As you move up, you start to get more one-on-one support from people who are more senior. If you're starting to enter the executive ranks, you might even get a small dedicated finance and/or HR team to help you.
You're expected to own the development and management of your people. Here's your resources to help you do that.
You're expected to own the management of your finances. Here's your resources to help you do that as well.
If you're expected to own the acquisition, improvement and leverage of your information base -- what kind of resources do you need for that?
Enter The Proverbial Business Analyst
If we go looking, we'll often find various business analysts helping out the business leader with this role. When I meet these people, they've often get a sense of the importance of what they do for the organizations they serve, but it isn't before long that they tell you their job isn't easy.
Information sources are hard to get to.
Computing resources are hard to get to.
Specific tools to make the job easier are hard to get to.
The HR people usually don't have that problem: they've got the data and tools they need. The finance people usually don't have that problem: they've got the data and tools they
need. The same can generally be said for the traditional "line" functions: production, distribution, support, etc.
Why do I meet so many business analysts that are chronically "underserved" in their growingly important roles?
Why are things the way they are?
Where Are We Coming From?
If we go back a few decades, it was IS (information services) and not IT (information technology).
It made sense to put many of these people in the same organization that ran the computers, and these same people usually reported to finance, since that was the first significant application of computing in most organizations.
So we certainly can consider historical precedent as a relevant factor.
But, in today's modern world, just about everyone has to be proficient at using information: not just IT folks, and not just for financial reporting.
Then there's the security and risk factor.

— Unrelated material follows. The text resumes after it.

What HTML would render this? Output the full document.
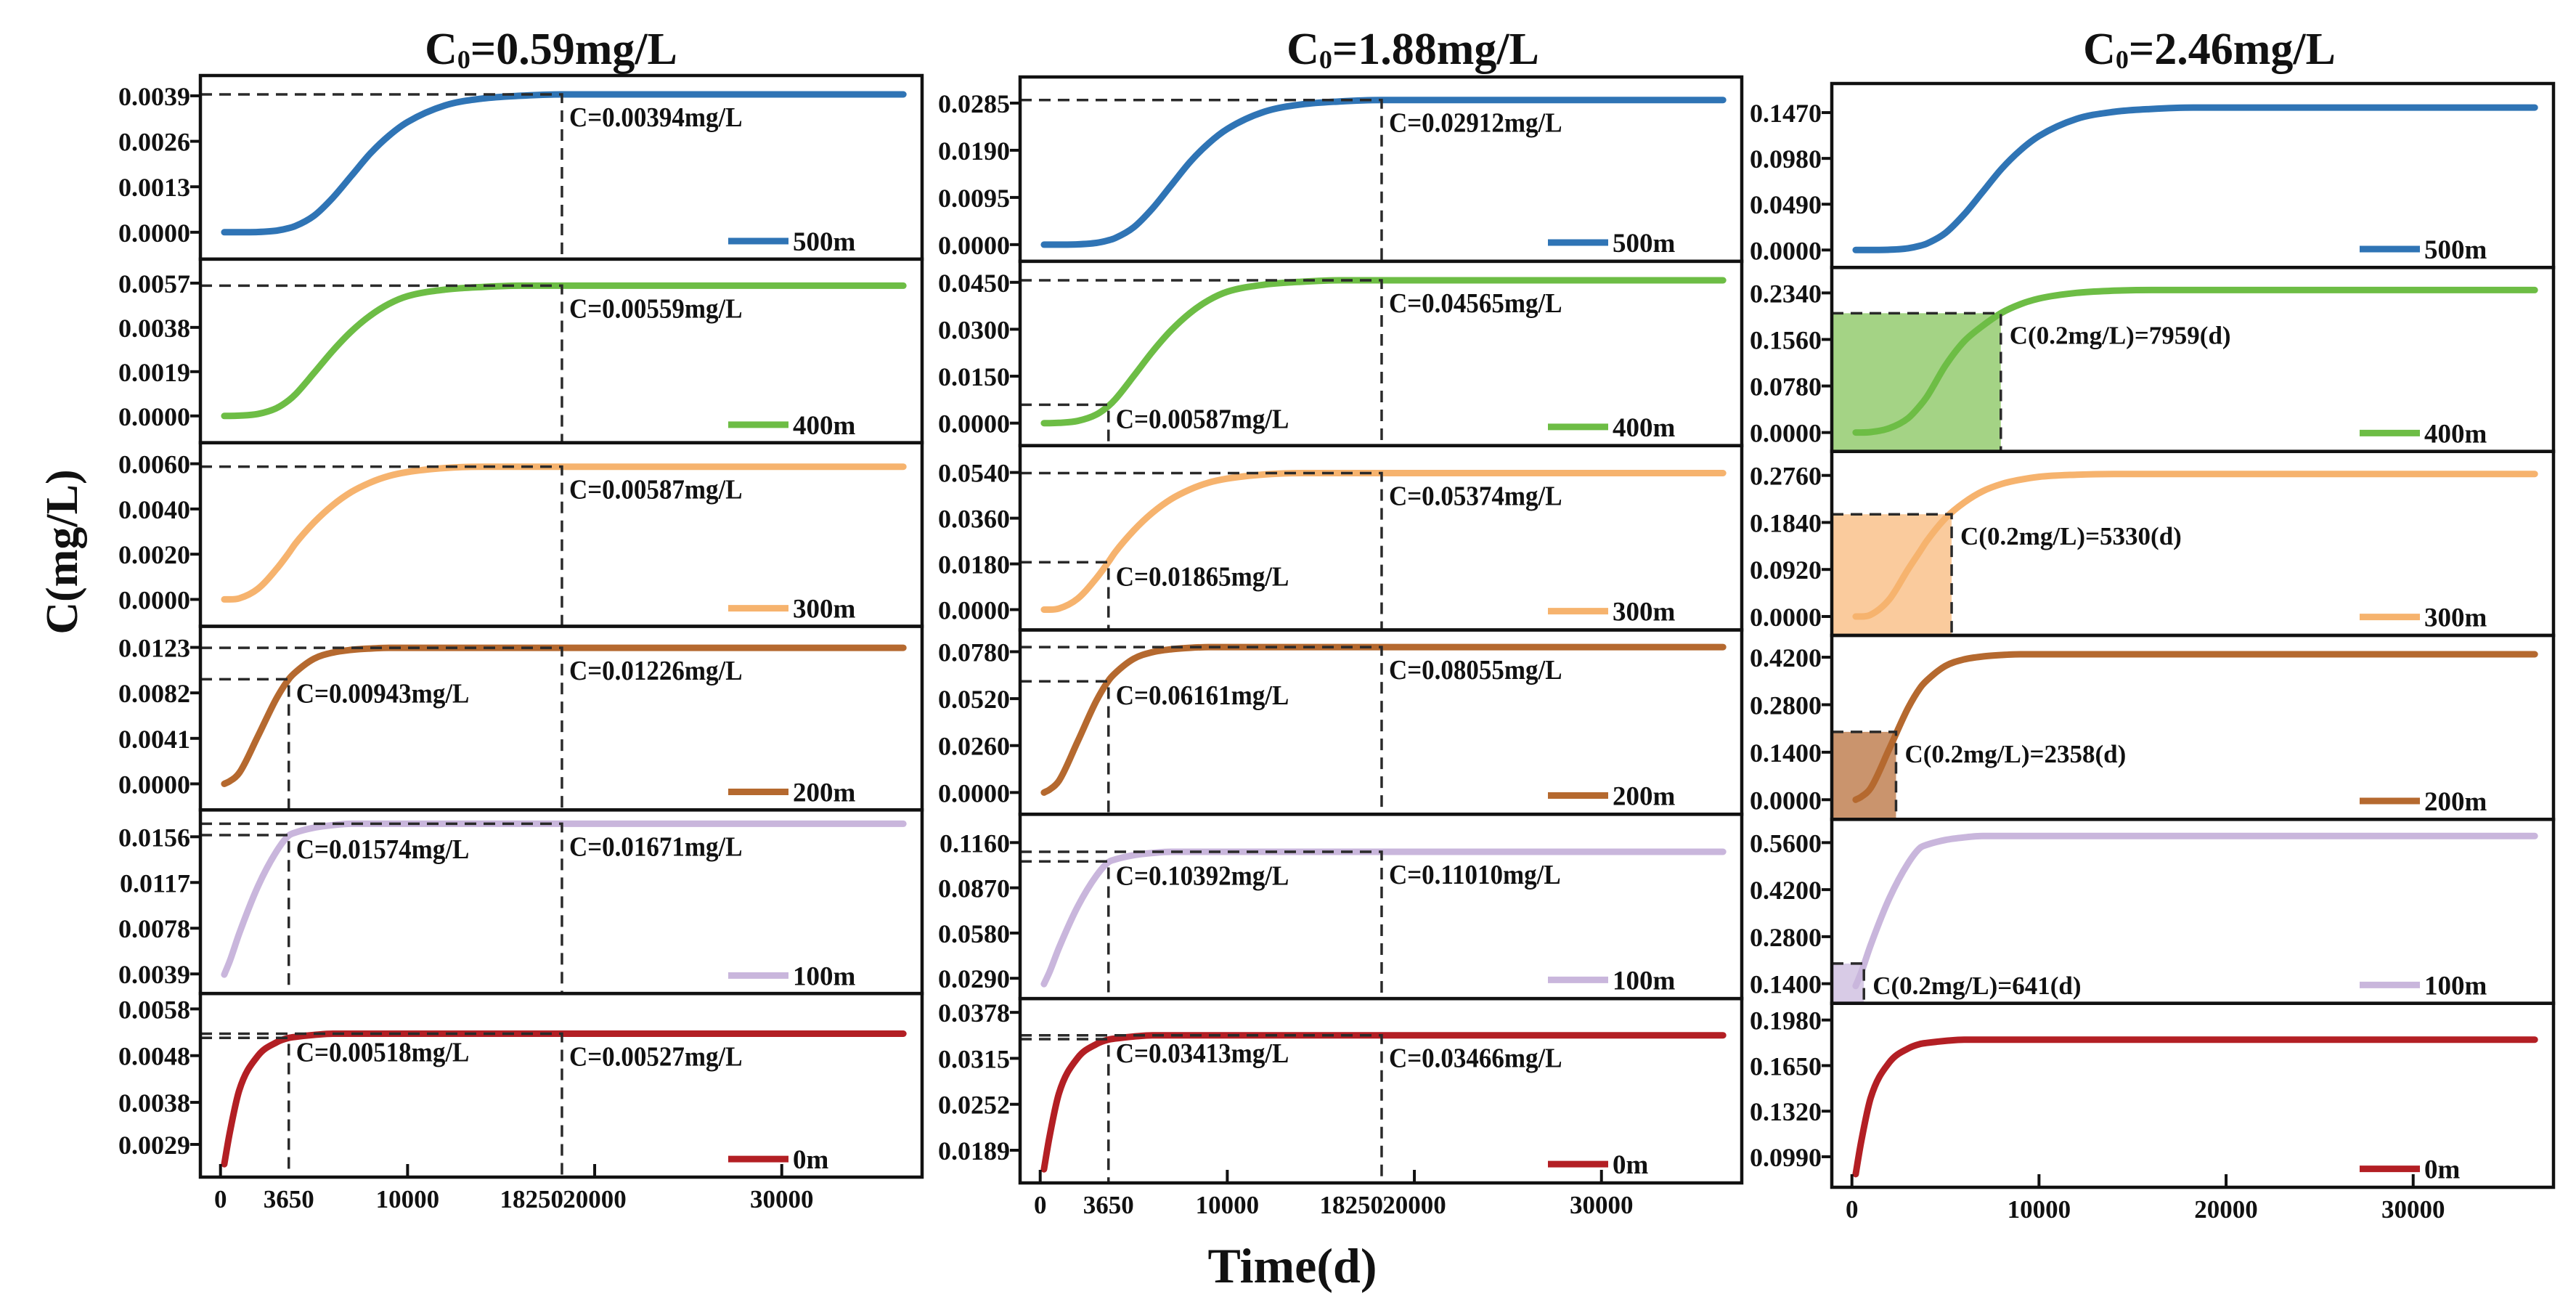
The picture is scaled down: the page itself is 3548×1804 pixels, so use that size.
<!DOCTYPE html>
<html><head><meta charset="utf-8"><title>Concentration vs Time</title>
<style>
html,body{margin:0;padding:0;background:#fff;}
svg{display:block;}
text{font-family:"Liberation Serif",serif;font-weight:bold;fill:#111;}
</style></head>
<body>
<svg id="fig" width="3548" height="1804" viewBox="0 0 3548 1804" xmlns="http://www.w3.org/2000/svg">
<rect x="0" y="0" width="3548" height="1804" fill="#fff"/>
<text x="759" y="88" text-anchor="middle" font-size="62">C<tspan font-size="36" dy="6">0</tspan><tspan dy="-6">=0.59mg/L</tspan></text>
<text x="1946" y="88" text-anchor="middle" font-size="62">C<tspan font-size="36" dy="6">0</tspan><tspan dy="-6">=1.88mg/L</tspan></text>
<text x="3043" y="88" text-anchor="middle" font-size="62">C<tspan font-size="36" dy="6">0</tspan><tspan dy="-6">=2.46mg/L</tspan></text>
<text x="0" y="0" transform="translate(106,760) rotate(-90)" text-anchor="middle" font-size="62">C(mg/L)</text>
<text x="1780" y="1766" text-anchor="middle" font-size="68">Time(d)</text>
<g id="plots"></g>
</svg>
<script>
// ---- data ----
const T = [200,500,1000,2000,3000,3650,4000,5000,6000,7000,8000,9000,10000,12000,14000,16000,18250,25000,36500];
const distances = ["500m","400m","300m","200m","100m","0m"];
const s500 = [0,0,0,0.002,0.012,0.03,0.045,0.12,0.25,0.41,0.57,0.70,0.80,0.92,0.97,0.99,1,1,1];
const s400 = [0,0,0.002,0.015,0.06,0.12,0.165,0.33,0.50,0.65,0.77,0.86,0.92,0.97,0.99,1,1,1,1];
const s300 = [0,0,0.008,0.08,0.23,0.35,0.42,0.58,0.71,0.81,0.88,0.93,0.96,0.99,1,1,1,1,1];
const s200 = [0,0.02,0.08,0.35,0.63,0.77,0.82,0.92,0.965,0.985,0.995,1,1,1,1,1,1,1,1];
const s100 = [0.23,0.3,0.44,0.68,0.86,0.94,0.955,0.98,0.993,1,1,1,1,1,1,1,1,1,1];
const s0   = [0.47,0.6,0.77,0.91,0.965,0.983,0.987,0.995,1,1,1,1,1,1,1,1,1,1,1];
const c3s400 = [0,0,0.003,0.03,0.1,0.19,0.25,0.47,0.64,0.75,0.84,0.9,0.94,0.98,0.995,1,1,1,1];
const c3s300 = [0,0,0.012,0.12,0.33,0.46,0.53,0.69,0.80,0.88,0.93,0.96,0.98,0.995,1,1,1,1,1];
const final1 = [0.00394,0.00559,0.00587,0.01226,0.01671,0.00527];
const final2 = [0.02912,0.04565,0.05374,0.08055,0.11010,0.03466];
const final3 = [0.1524,0.2389,0.2788,0.4286,0.5795,0.1838];
const yLo1 = [-0.000768,-0.00115,-0.00119,-0.00235,0.00223,0.0022];
const yHi1 = [0.00448,0.00673,0.00693,0.0142,0.01789,0.00613];
const yLo2 = [-0.00336,-0.00719,-0.008,-0.01206,0.01597,0.01442];
const yHi2 = [0.03376,0.05172,0.06457,0.09006,0.13415,0.03969];
const yLo3 = [-0.01867,-0.03169,-0.03697,-0.05789,0.08158,0.07689];
const yHi3 = [0.17811,0.27666,0.32292,0.48432,0.62924,0.2101];
const ticks1 = [["0.0000","0.0013","0.0026","0.0039"],["0.0000","0.0019","0.0038","0.0057"],["0.0000","0.0020","0.0040","0.0060"],["0.0000","0.0041","0.0082","0.0123"],["0.0039","0.0078","0.0117","0.0156"],["0.0029","0.0038","0.0048","0.0058"]];
const ticks2 = [["0.0000","0.0095","0.0190","0.0285"],["0.0000","0.0150","0.0300","0.0450"],["0.0000","0.0180","0.0360","0.0540"],["0.0000","0.0260","0.0520","0.0780"],["0.0290","0.0580","0.0870","0.1160"],["0.0189","0.0252","0.0315","0.0378"]];
const ticks3 = [["0.0000","0.0490","0.0980","0.1470"],["0.0000","0.0780","0.1560","0.2340"],["0.0000","0.0920","0.1840","0.2760"],["0.0000","0.1400","0.2800","0.4200"],["0.1400","0.2800","0.4200","0.5600"],["0.0990","0.1320","0.1650","0.1980"]];
const ann3650_1 = [null,null,null,0.00943,0.01574,0.00518];
const ann18250_1 = [0.00394,0.00559,0.00587,0.01226,0.01671,0.00527];
const ann3650_2 = [null,0.00587,0.01865,0.06161,0.10392,0.03413];
const ann18250_2 = [0.02912,0.04565,0.05374,0.08055,0.11010,0.03466];
const threshTimes3 = [null,7959,5330,2358,641,null];
const threshValue = 0.2;
const xTicksMajor = [0,10000,20000,30000];
const xLabels12 = ["0","3650","10000","18250","20000","30000"];
const xLabels3 = ["0","10000","20000","30000"];

// ---- layout ----
const colors = ["#2f74b5","#6dbd45","#f6b36e","#b5692f","#c9b6dc","#b31f24"];
const fills = ["#2f74b5","#86c45c","#f8ba7c","#b8703c","#cbb9de","#b31f24"];
const cols = [
  {left:276,right:1270,top:104,bottom:1621},
  {left:1405,right:2399,top:106,bottom:1629},
  {left:2523,right:3517,top:115,bottom:1635}
];
const xDom = [-1075,37500];
const NS = "http://www.w3.org/2000/svg";
const root = document.getElementById('plots');
function mk(tag, attrs, parent){
  const e = document.createElementNS(NS, tag);
  for (const k in attrs) e.setAttribute(k, attrs[k]);
  (parent||root).appendChild(e);
  return e;
}
function monoPath(xs, ys){
  const n = xs.length, d = [], m = [];
  for (let i=0;i<n-1;i++) d.push((ys[i+1]-ys[i])/(xs[i+1]-xs[i]));
  m[0]=d[0]; m[n-1]=d[n-2];
  for (let i=1;i<n-1;i++){ m[i] = (d[i-1]*d[i] <= 0) ? 0 : (d[i-1]+d[i])/2; }
  for (let i=0;i<n-1;i++){
    if (d[i]===0){ m[i]=0; m[i+1]=0; continue; }
    const a=m[i]/d[i], b=m[i+1]/d[i], s=a*a+b*b;
    if (s>9){ const t=3/Math.sqrt(s); m[i]=t*a*d[i]; m[i+1]=t*b*d[i]; }
  }
  let p = "M"+xs[0].toFixed(1)+","+ys[0].toFixed(1);
  for (let i=0;i<n-1;i++){
    const h=(xs[i+1]-xs[i])/3;
    p += " C"+(xs[i]+h).toFixed(1)+","+(ys[i]+m[i]*h).toFixed(1)+" "+(xs[i+1]-h).toFixed(1)+","+(ys[i+1]-m[i+1]*h).toFixed(1)+" "+xs[i+1].toFixed(1)+","+ys[i+1].toFixed(1);
  }
  return p;
}
const shapesByCol = [
  [s500,s400,s300,s200,s100,s0],
  [s500,s400,s300,s200,s100,s0],
  [s500,c3s400,c3s300,s200,s100,s0]
];
const finals = [final1,final2,final3];
const yLos = [yLo1,yLo2,yLo3], yHis = [yHi1,yHi2,yHi3];
const tickSets = [ticks1,ticks2,ticks3];
const ann3650 = [ann3650_1, ann3650_2, null];
const ann18250 = [ann18250_1, ann18250_2, null];

cols.forEach((c, ci) => {
  const H = (c.bottom - c.top)/6;
  const xs = t => c.left + (t - xDom[0])/(xDom[1]-xDom[0])*(c.right-c.left);
  const gc = mk('g', {});
  
  
  for (let pi=0; pi<6; pi++){
    const top = c.top + pi*H, bot = top + H;
    const lo = yLos[ci][pi], hi = yHis[ci][pi];
    const ys = v => bot - (v-lo)/(hi-lo)*H;
    const g = mk('g', {}, gc);
    
    
    const cid = 'clip'+ci+'_'+pi;
    const cp = mk('clipPath', {id:cid}, g);
    mk('rect', {x:c.left, y:top, width:c.right-c.left, height:H}, cp);
    if (ci===2 && threshTimes3[pi]!==null){
      const tx = xs(threshTimes3[pi]), ty = ys(threshValue);
      const r = mk('rect', {x:c.left, y:ty, width:tx-c.left, height:bot-ty, fill:fills[pi], 'fill-opacity':0.75, 'clip-path':'url(#'+cid+')'}, g);
      
      
    }
    const vals = shapesByCol[ci][pi].map(s => s*finals[ci][pi]);
    const path = mk('path', {d:monoPath(T.map(xs), vals.map(ys)), fill:'none', stroke:colors[pi], 'stroke-width':9, 'stroke-linecap':'round', 'clip-path':'url(#'+cid+')'}, g);
    
    
    const dash = {fill:'none', stroke:'#2a2a2a', 'stroke-width':3.5, 'stroke-dasharray':'16 10'};
    if (ci<2){
      [[3650, ann3650[ci][pi], 32], [18250, ann18250[ci][pi], 44]].forEach(([t,v,off]) => {
        if (v===null) return;
        const x = xs(t), y = ys(v);
        const pl = mk('polyline', Object.assign({points:c.left+','+y+' '+x+','+y+' '+x+','+bot}, dash), g);
        
        
        const tl = mk('text', {x:x+10, y:y+off, 'font-size':35, transform:'translate('+(x+10)+','+(y+off)+') scale(1,1.1) translate('+(-(x+10))+','+(-(y+off))+')'}, g);
        tl.textContent = 'C='+v.toFixed(5)+'mg/L';
        
        
      });
    } else if (threshTimes3[pi]!==null){
      const x = xs(threshTimes3[pi]), y = ys(threshValue);
      const pl = mk('polyline', Object.assign({points:c.left+','+y+' '+x+','+y+' '+x+','+bot}, dash), g);
      
      
      const tl = mk('text', {x:x+12, y:y+42, 'font-size':35}, g);
      tl.textContent = 'C(0.2mg/L)='+threshTimes3[pi]+'(d)';
      
      
    }
    tickSets[ci][pi].forEach(lbl => {
      const y = ys(parseFloat(lbl));
      const tk = mk('line', {x1:c.left-14, y1:y, x2:c.left, y2:y, stroke:'#111', 'stroke-width':4}, g);
      
      
      const tt = mk('text', {x:c.left-14, y:y+13, 'text-anchor':'end', 'font-size':36}, g);
      tt.textContent = lbl;
      
      
    });
    const ly = top + 228;
    const ll = mk('line', {x1:c.right-267, y1:ly, x2:c.right-184, y2:ly, stroke:colors[pi], 'stroke-width':9}, g);
    
    
    const lt = mk('text', {x:c.right-178, y:ly+13, 'font-size':37}, g);
    lt.textContent = distances[pi];
    
    
    const fr = mk('rect', {x:c.left, y:top, width:c.right-c.left, height:H, fill:'none', stroke:'#111', 'stroke-width':4.5}, g);
    
    
  }
  xTicksMajor.forEach(t => {
    const x = xs(t);
    const tk = mk('line', {x1:x, y1:c.bottom, x2:x, y2:c.bottom-18, stroke:'#111', 'stroke-width':4}, gc);
    
    
  });
  (ci<2 ? xLabels12 : xLabels3).forEach(lbl => {
    const v = parseFloat(lbl);
    const x = xs(v);
    const anchor = (lbl === "18250") ? 'end' : 'middle';
    const tl = mk('text', {x:(lbl === "18250") ? x+2 : x, y:c.bottom+42, 'text-anchor':anchor, 'font-size':35}, gc);
    tl.textContent = lbl;
    
    
  });
});
</script>
</body></html>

One of the traditional roles that falls to IT is protecting valuable corporate information, and keeping people from hurting themselves or others with that same information. They take this role very seriously, as they should. You can see them visibly shudder when I start talking about making information easier to find and easier to consume. And, yes, I'm sure there are plenty of anecdotes to fuel this point of view.
But, in today's modern world, we all have to learn how to use information responsibly just like we deal with money responsibly, and deal with people responsibly, and so on. It's part of the modern skill portfolio in the corporate world.
There's also a serious concern on data quality and data integration. Many IT professionals know what's in those data sources -- and just how dirty/corrupt/inaccurate/deteriorated that data might be. They don't consider it fit for business consumption, and want to spend the time/effort/money/resources to improve the situation dramatically prior to handing it over to a business user. Certainly an understandable viewpoint.
But, in today's modern world, we're all getting pretty comfortable with using what data we've got access to, regardless of quality, source, incompleteness, etc. It's the world we live in.
What Happens When The Perspective Shifts?
So, perhaps we're coming from one world where (for the most part) IT "owns" corporate information, and quickly moving towards a world where multiple business leaders have strong incentive to "own" the information that's relevant to their world.
Rather than tell me what data I can and can't have, I'd like to be able to figure out what's potentially available -- and what I have to do to get it.
Rather than sanitize, cleanse and standardize corporate data, give it to me in the form it was captured, along with a manifesto that tells me what I need to know.
Rather than assume I'll be using information in a wrong or damaging way, why not educate me and my people on how to avoid problems and challenges?
Rather than make me define and commit to what I'm going to need in 3,6 or 12 months and wait -- why not have services I can easily consume as my needs change and evolve?
As a business leader, I'm just trying to get me and my people very proficient with the data I care about. Just like I'm trying to get proficient with improving my workforce, improving my use of money, and so on?
Why are you making it so hard?
Why aren't you helping me?
I work with a great HR organization here at EMC. They empower me and my co-workers to be really good at managing and developing people. It's our responsibility, not theirs.
I also work with a great finance organization as well. They empower my and my co-workers to be really good at managing budgets and money. It's our responsibility, not theirs.
I'm very much looking forward to the efforts our IT team is making making to help make me proficient with information. I can see that the goal is to empower me and my co-workers to be really good at extracting value from information, and hopefully not making too many mistakes.
Ultimately, it's our responsibility, and not theirs.
I had a great call with a customer yesterday around their desire to offer analytics-as-a-service to the rest of their business partners. Some of his business users are already extremely proficient, but many more are coming on quickly.
We ended up talking maybe 5% around technology, and about 95% around how to organize for success: what people, what functions, where they should be located (IT or business), what they should do themselves, what they might want to give to a partner or vendor or consultant, and so on.
I don't think that was what he was expecting, but he said it was much more interesting and relevant rather than talking about ETL load speeds :)
Sunday night, I'm jumping on a plane to go spend two days with a very large and very progressive health care provider.
On the first day, they're going to have us and a small group of other vendor/partners in the room -- some of them our competitors -- and they're going to go wayyyy deep into their business, their organization, their challenges, and so on. 8 hours of it.
Frankly, I think it's going to be pretty cool indeed.
Based on the pre-brief, I'm predicting it's going to boil down to information, organization and money. The technology is already there: are they organized to use it effectively to change what they do and leap into the next decade? I'm wondering if my suspicions will be validated.
The second day, we -- as a vendor -- get about two hours to feed back on what we heard, and offer some suggestions and thoughts. Sure, we'll be looking for a few areas where we can specifically help them, but we certainly won't be able to solve all their problems for them -- nor should we ever try.
And I'm certainly not going to the typical CTO thing and gush on around the amazing potential of newer technology. I think they get that. We all do, thanks.
The hard part will be empowering functional businesses to get very good at exploiting information.
And -- as I sit here -- I bet I'm going to have lots of those conversations in the next few years.